Turley and compliance director Craig Leon educate Ohio coaches about NCAA rules and encourage them to report any potential violations. All infractions reported by coaches and detected by routine internal monitoring procedures are handed over to the NCAA.

“I’d like to see between 10 and 20 secondary violations a year at minimum, because that means our coaches know what the rules are and that we’re doing a good job monitoring,” Turley said. “With a rulebook that’s almost 500 pages long, it’s impossible to be perfect.”
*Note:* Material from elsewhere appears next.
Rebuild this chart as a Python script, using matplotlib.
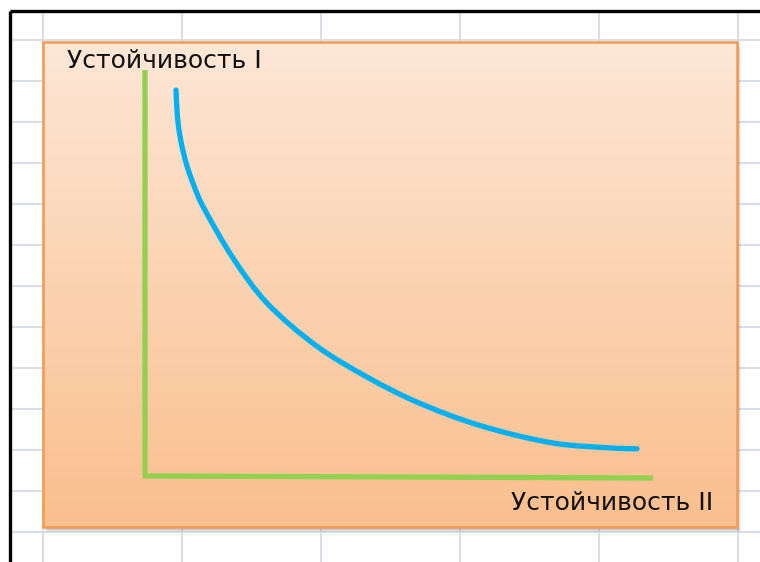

Since July 2009, Ohio has reported 16 secondary infractions to collegiate athletics’ governing body. Seven sports had at least one violation, with field hockey reporting four and men’s basketball reporting three. Football, volleyball and swimming and diving each had two. Softball and women’s basketball also reported violations, as did the CHAMPS/ Life Skills program.

Three of the sixteen infractions were Level I violations, including one involving a football player who kept a stipend provided for off-campus summer housing after being “academically dropped.” The NCAA allowed the player to keep the stipend because of “student-athlete welfare issues,” according to data The Post obtained from Ohio Athletics.

“We have people over there with integrity who want to do the right thing, and the stakes aren’t as high (as big-name schools), quite frankly,” Ridpath said.

“I think our athletic department here does a great job with that, but it doesn’t mean we shouldn’t be ever-vigilant. Compliance is everybody’s responsibility.”